Fertility And Infertility
We recognize that reproductive freedom includes the right to health care for problems of infertility. We oppose discrimination in a woman's right to this health care on the basis of her income level, sexual orientation, or otherwise. We also note that many individual's decisions about childbearing and infertility treatments are made within a social and cultural context that can be overwhelmingly pro-natal and which can have a disproportionate effect on the decision whether to have a child or to remain child-free.
We agree with the American Fertility Association that access to infertility treatments should not be restricted to those who can afford it out of their own pocket. The AFA outlines how to determine what infertility treatments are insured in each state and has published a handbook about insurance parity for infertility treatments and with guidelines for activism (free registration required).
We agree with the American Society of Reproductive Medicine that denial of fertility treatments for lesbian or gay persons is unethical. Because not all states require insurance coverage for infertility, legal challenges for same-sex couples pursuing infertility treatment can be difficult. The Gay & Lesbian Medical Association (GLMA) provides information and directions for advocates for same-sex couples and reproductive rights as well as a nationwide referrals system for reproductive and other health care practitioners.
INCIID (International Council on Infertility Information Dissemination) describes how women may be illegally discriminated against on the basis of their infertility or pregnancy.
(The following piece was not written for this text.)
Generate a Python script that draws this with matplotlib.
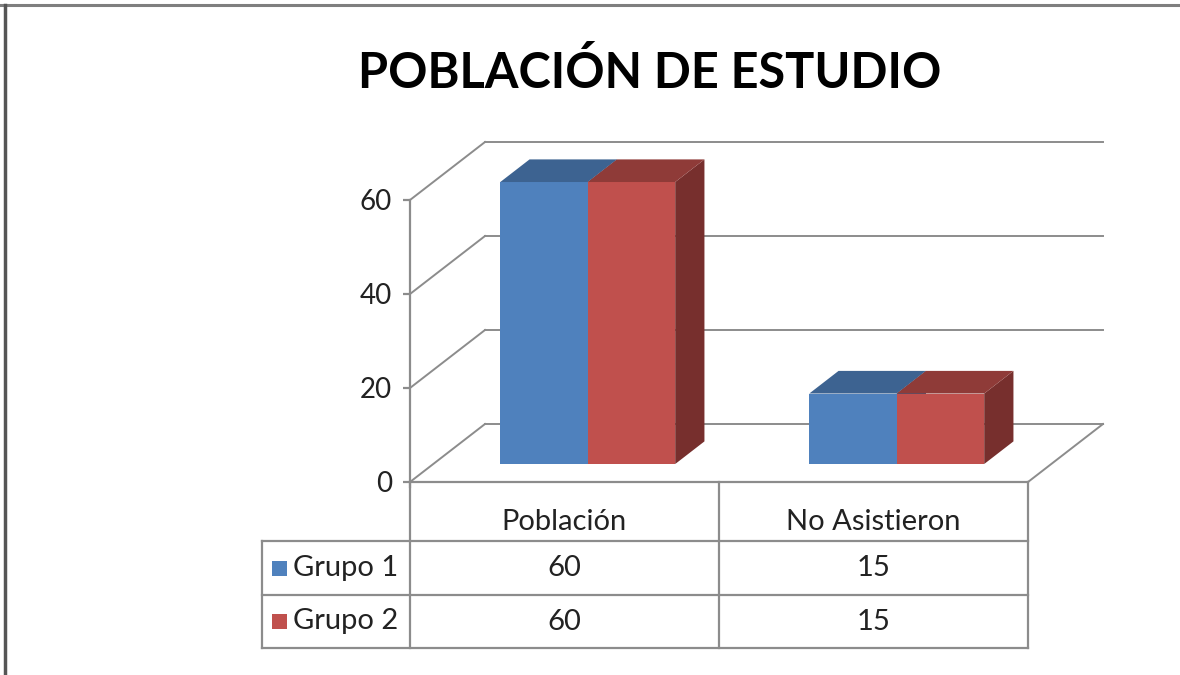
import matplotlib
matplotlib.use("Agg")
import matplotlib.pyplot as plt
from matplotlib.patches import Polygon, Rectangle
from matplotlib.lines import Line2D

# data
categories = ["Población", "No Asistieron"]
series = ["Grupo 1", "Grupo 2"]
grupo1 = [60, 15]
grupo2 = [60, 15]
yticks = [0, 20, 40, 60]
title = "POBLACIÓN DE ESTUDIO"

front_colors = ["#4F81BD", "#C0504D"]
top_colors = ["#3D6391", "#8F3B38"]
side_colors = ["#3A5A82", "#772F2D"]
grid_color = "#8C8C8C"
font = "Lato"

W, H = 1180, 675
fig = plt.figure(figsize=(W / 100, H / 100), dpi=100)
fig.patch.set_facecolor("white")

# pixel layout of the plot box
px_x0, px_y0 = 410, 482          # front-left corner of the floor
px_cat, px_unit = 309, 4.7       # pixels per category, per value unit
xmax, ymax = 2.3, 75
ax = fig.add_axes([px_x0 / W, (H - px_y0) / H, xmax * px_cat / W, ymax * px_unit / H])
ax.set_xlim(0, xmax)
ax.set_ylim(0, ymax)
ax.set_facecolor("none")
for s in ["top", "right", "bottom"]:
    ax.spines[s].set_visible(False)
ax.spines["left"].set_bounds(-1, 60)
ax.spines["left"].set_color(grid_color)
ax.spines["left"].set_linewidth(1.6)
ax.set_xticks([])
ax.set_yticks(yticks)
ax.tick_params(axis="y", length=5, width=1.6, color=grid_color, pad=8,
               labelsize=20, labelcolor="#222222")
for lab in ax.get_yticklabels():
    lab.set_fontfamily(font)

# depth of the 3D box in data units
ddx = 75 / px_cat
ddy = 58 / px_unit
ncat = len(categories)

# walls and floor
for v in yticks:
    ax.plot([0, ddx], [v, v + ddy], color=grid_color, lw=1.4, zorder=1, clip_on=False)
    ax.plot([ddx, ncat + ddx], [v + ddy, v + ddy], color=grid_color, lw=1.4, zorder=1, clip_on=False)
ax.plot([ncat, ncat + ddx], [0, ddy], color=grid_color, lw=1.4, zorder=1, clip_on=False)

# bars
bar_w = 0.283
f_d, b_d = 0.31, 0.70
for i in range(ncat):
    for k, vals in enumerate([grupo1, grupo2]):
        h = vals[i]
        x0 = i + 0.5 - bar_w + k * bar_w
        fx, fy = f_d * ddx, f_d * ddy
        bx, by = b_d * ddx, b_d * ddy
        front = Rectangle((x0 + fx, fy), bar_w, h, facecolor=front_colors[k],
                          edgecolor="none", zorder=3 + k)
        top = Polygon([(x0 + fx, h + fy), (x0 + bar_w + fx, h + fy),
                       (x0 + bar_w + bx, h + by), (x0 + bx, h + by)],
                      closed=True, facecolor=top_colors[k], edgecolor="none", zorder=3 + k)
        side = Polygon([(x0 + bar_w + fx, fy), (x0 + bar_w + bx, by),
                        (x0 + bar_w + bx, h + by), (x0 + bar_w + fx, h + fy)],
                       closed=True, facecolor=side_colors[k], edgecolor="none", zorder=2.9 + k)
        ax.add_patch(side)
        ax.add_patch(front)
        ax.add_patch(top)

# data table below the plot
row_h = [59 / px_unit, 54 / px_unit, 53 / px_unit]
legend_x = (262 - px_x0) / px_cat
r1 = -row_h[0]
r2 = r1 - row_h[1]
r3 = r2 - row_h[2]
lk = dict(color=grid_color, lw=1.6, zorder=1, clip_on=False)
ax.plot([0, ncat], [0, 0], **lk)
for y in [r1, r2, r3]:
    ax.plot([legend_x, ncat], [y, y], **lk)
for x in range(ncat + 1):
    ax.plot([x, x], [0, r3], **lk)
ax.plot([legend_x, legend_x], [r1, r3], **lk)

tk = dict(fontsize=21, fontfamily=font, color="#222222", ha="center", va="center", clip_on=False)
for i, c in enumerate(categories):
    ax.text(i + 0.5, -40 / px_unit, c, **tk)
for j, (name, vals) in enumerate(zip(series, [grupo1, grupo2])):
    yc = [(r1 + r2) / 2, (r2 + r3) / 2][j]
    for i, v in enumerate(vals):
        ax.text(i + 0.5, yc, str(v), **tk)
    sq = 15 / px_cat
    ax.add_patch(Rectangle((legend_x + 10 / px_cat, yc - 7.5 / px_unit), sq, 15 / px_unit,
                           facecolor=front_colors[j], edgecolor="none", clip_on=False))
    ax.text(legend_x + 31 / px_cat, yc, name, fontsize=21, fontfamily=font,
            color="#222222", ha="left", va="center", clip_on=False)

fig.text(650 / W, 1 - 72 / H, title, fontsize=35, fontweight="bold", fontfamily=font,
         color="black", ha="center", va="center")

# outer frame (top and left)
fig.add_artist(Line2D([0, 1], [1 - 5 / H, 1 - 5 / H], color="#7F7F7F", lw=2.2))
fig.add_artist(Line2D([5 / W, 5 / W], [0, 1 - 5 / H], color="#555555", lw=2.5))

fig.savefig("out.png", dpi=100)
INCIID also provides information about advocating for insurance coverage of infertility treatments.
For women without health insurance, Title X of the Public Health Service Act would provide basic infertility screening if it were funded as designed; however, Title X is routinely under funded.
We recognize that full reproductive rights includes promoting the value of an individual's or a couple's decision to remain child-free. While this decision may be arrived at after coping with an infertility diagnosis or never having sought pregnancy, it is not one that is easily understood by family, friends, and our larger cultural environment. Resolve provides resources for understanding and supporting child-free living for those making the decision and the important others in their lives.
Facts for Advocates
Resolve provides fast facts about infertility for press releases and position and policy statements for public advocacy.
INCIID hosts a site for infertility basics, medications, reproductive technologies, and understanding the many terms and acronyms used by the medical and internet communities.